Transgredir o (im)perceptível: Um tecido rasgado e um tecido criado

Daniela Filipe Bento

Quem sou eu? É talvez a pergunta que todas as pessoas já experienciaram uma vez na vida. As razões para tal podem ser muitas e diversas e talvez tantas quantas as pessoas Crescemos, aprendemos e entendemos a nossa realidade através dos códigos sociais e mecanismos de género e outros que vão operando na sociedade a uma escala estrutural e sistémica. Pode haver, ou não, momentos em que interrogamos os limites de género e outros ao co-habitar numa sociedade euro-centrada. Noutras sociedades onde talvez estes não operam.

Os nossos limites são fluidos durante a nossa existência. Todos os dias adequamos a nossa vivência às alterações estruturais que vão acontecendo. Por vezes benéficas, outras não tanto, ou até sendo contrárias aos nossos valores pessoais e colectivos. Os códigos sociais e os mecanismos de género estão mesclados com o tecido social. Nesse sentido, alguma transgressão passa por imperceptivelmente romper este tecido abrindo espaço para novas realidades. Porém, podemos perguntar se é este tecido que queremos romper ou se é um novo que queremos criar, transgredindo perceptivelmente a ideia que a sociedade deve cumprir com estruturas dominantes.

É numa sociedade dominada pelo machismo, cis-hetero-mono-sexismo, racismo, xenofobia, capacitismo, entre outras formas de violência, que se coloca estas pessoas no silêncio e na invisibilidade. É neste silêncio e na invisibilidade que crescemos, nos criamos e nos desenvolvemos. Ou seja, quem sou eu? Voltamos à pergunta inicial. Sou o produto daquilo que a sociedade me impõe, mas também dos meus próprios questionamentos. Perguntar “quem sou eu” é uma forma de reconhecer o meu lugar na sociedade e que voz ocupo.

O meu corpo é transgressor. A minha identidade é transgressora e é transgressora quando coloco a dúvida a quem se aproxima. Entender-me numa fronteira, nos limites de várias identidades, onde sou quem sou, é um ato de transgressão.
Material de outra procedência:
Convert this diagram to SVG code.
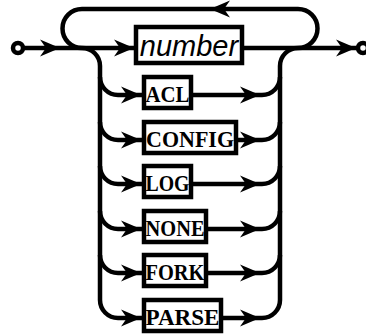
<svg xmlns="http://www.w3.org/2000/svg" xmlns:xlink="http://www.w3.org/1999/xlink" width="366" height="336" viewBox="0 0 366 336">
<style>
.ln{fill:none;stroke:#000;stroke-width:4.5}
.bx{fill:#fff;stroke:#000;stroke-width:4.5}
.kw{font-family:"Liberation Serif","Times New Roman",serif;font-weight:bold;font-size:23px;text-anchor:middle;fill:#000}
.nt{font-family:"Liberation Sans",Arial,sans-serif;font-style:italic;font-size:29px;text-anchor:middle;fill:#000}
</style>
<defs>
<path id="ah" d="M0,0 L-20,-8.5 L-14,0 L-20,8.5 Z" fill="#000"/>
</defs>
<g id="connectors">
<circle class="ln" cx="18" cy="48" r="5"/>
<circle class="ln" cx="363" cy="48" r="5"/>
<path class="ln" d="M23,48 H136"/>
<path class="ln" d="M242,48 H358"/>
<path class="ln" d="M82,48 A19.5,19.5 0 0 1 82,9 H298 A19.5,19.5 0 0 1 298,48"/>
<path class="ln" d="M82,48 A18,18 0 0 1 100,66 V300 A18,18 0 0 0 118,318"/>
<path class="ln" d="M298,48 A18,18 0 0 0 280,66 V300 A18,18 0 0 1 262,318"/>
<path class="ln" d="M100,77 A18,18 0 0 0 118,95 H144 M100,122 A18,18 0 0 0 118,140 H144 M100,166 A18,18 0 0 0 118,184 H144 M100,211 A18,18 0 0 0 118,229 H144 M100,255 A18,18 0 0 0 118,273 H144 M118,318 H144"/>
<path class="ln" d="M191,95 H262 A18,18 0 0 0 280,77 M236,140 H262 A18,18 0 0 0 280,122 M191,184 H262 A18,18 0 0 0 280,166 M206,229 H262 A18,18 0 0 0 280,211 M206,273 H262 A18,18 0 0 0 280,255 M221,318 H262"/>
<use xlink:href="#ah" transform="translate(60,48)"/>
<use xlink:href="#ah" transform="translate(134,48)"/>
<use xlink:href="#ah" transform="translate(356,48)"/>
<use xlink:href="#ah" transform="translate(210,9) rotate(180)"/>
<use xlink:href="#ah" transform="translate(141,95)"/>
<use xlink:href="#ah" transform="translate(141,140)"/>
<use xlink:href="#ah" transform="translate(141,184)"/>
<use xlink:href="#ah" transform="translate(141,229)"/>
<use xlink:href="#ah" transform="translate(141,273)"/>
<use xlink:href="#ah" transform="translate(141,318)"/>
<use xlink:href="#ah" transform="translate(260,95)"/>
<use xlink:href="#ah" transform="translate(260,140)"/>
<use xlink:href="#ah" transform="translate(260,184)"/>
<use xlink:href="#ah" transform="translate(260,229)"/>
<use xlink:href="#ah" transform="translate(260,273)"/>
<use xlink:href="#ah" transform="translate(260,318)"/>
</g>
<g id="node-number"><rect class="bx" x="136" y="27" width="106" height="36"/><text class="nt" x="189" y="56">number</text></g>
<g id="node-acl"><rect class="bx" x="144" y="77" width="47" height="31"/><text class="kw" x="167.5" y="102" textLength="44" lengthAdjust="spacingAndGlyphs">ACL</text></g>
<g id="node-config"><rect class="bx" x="144" y="122" width="92" height="31"/><text class="kw" x="190" y="147" textLength="88" lengthAdjust="spacingAndGlyphs">CONFIG</text></g>
<g id="node-log"><rect class="bx" x="144" y="166" width="47" height="31"/><text class="kw" x="167.5" y="191" textLength="44" lengthAdjust="spacingAndGlyphs">LOG</text></g>
<g id="node-none"><rect class="bx" x="144" y="211" width="62" height="31"/><text class="kw" x="175" y="236" textLength="59" lengthAdjust="spacingAndGlyphs">NONE</text></g>
<g id="node-fork"><rect class="bx" x="144" y="255" width="62" height="31"/><text class="kw" x="175" y="280" textLength="59" lengthAdjust="spacingAndGlyphs">FORK</text></g>
<g id="node-parse"><rect class="bx" x="144" y="300" width="77" height="31"/><text class="kw" x="182.5" y="325" textLength="74" lengthAdjust="spacingAndGlyphs">PARSE</text></g>
</svg>
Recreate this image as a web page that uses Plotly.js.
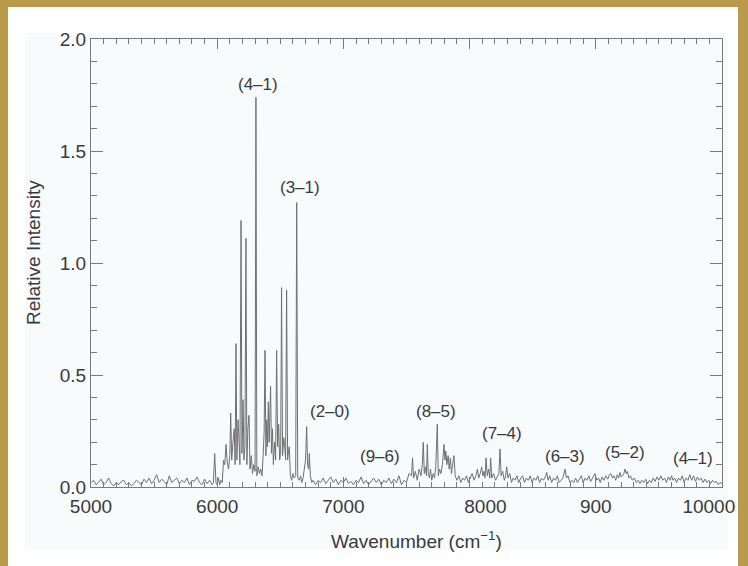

É rejeitar este tecido e criar um novo baseado na pura autodeterminação de cada pessoa. Para mim transgredir é caminhar pelas fronteiras da existência. Consciente que a minha transgressão mata, não só externamente, mas internamente.

Transgredir leva-me a outra realidade. Onde me situo no feminismo, onde a minha transgressão tem lugar. Entendo-me no transfeminismo pela dúvida de quem sou. É no transfeminismo que vejo a possibilidade de ter dúvidas, de questionar, de não ter certezas. A transgressão surge como forma de sobrevivência da nossa identidade. Transgredir nesta sociedade é, também, criar mecanismos colectivos de sobrevivência. É criar as nossas próprias formas de viver no mundo. Criar-nos desde as margens até um mundo que sintamos justo, onde transgredir deixe de ser sobrevivência.

A minha transgressão exterior é visível, perceptível. Porém, a interior, não o é. Transgredir exteriormente pode ser também transgredir a nossa própria mente. Criar uma identidade que nasce da dúvida e do questionamento. Como tal, quem sou eu? Eu nasço da dúvida, mas construo-me na transgressão. O meu corpo é transgressor. A minha identidade é transgressora. Reconheço o meu lugar e as opressões de que sou alvo, mas também reconheço que há outras formas de opressão que eu não nunca irei viver. Resta-me continuar a ouvir e aprender, assumindo a incomodidade dos meus privilégios, entendendo que deles benefício. Fazendo deles uma ferramenta para a justiça social.

É com esta consciência que cresço e me desenvolvo. A cada dia, a cada momento. Pronta para transgredir, transformar e existir numa sociedade que não foi construída nos pilares da diversidade, mas do controlo, do bloqueio, da divisão e imposição de formas de viver e estar no mundo.

Quero acreditar que no futuro… transgredir não seja necessário. Porque a sociedade será mutável e flexível, reconhecendo as diferenças de todas as pessoas e, como tal, a sua diversidade. Porque é nesta sociedade que eu gostaria de viver. Onde a palavra transgredir seja apenas … um conto na história do passado.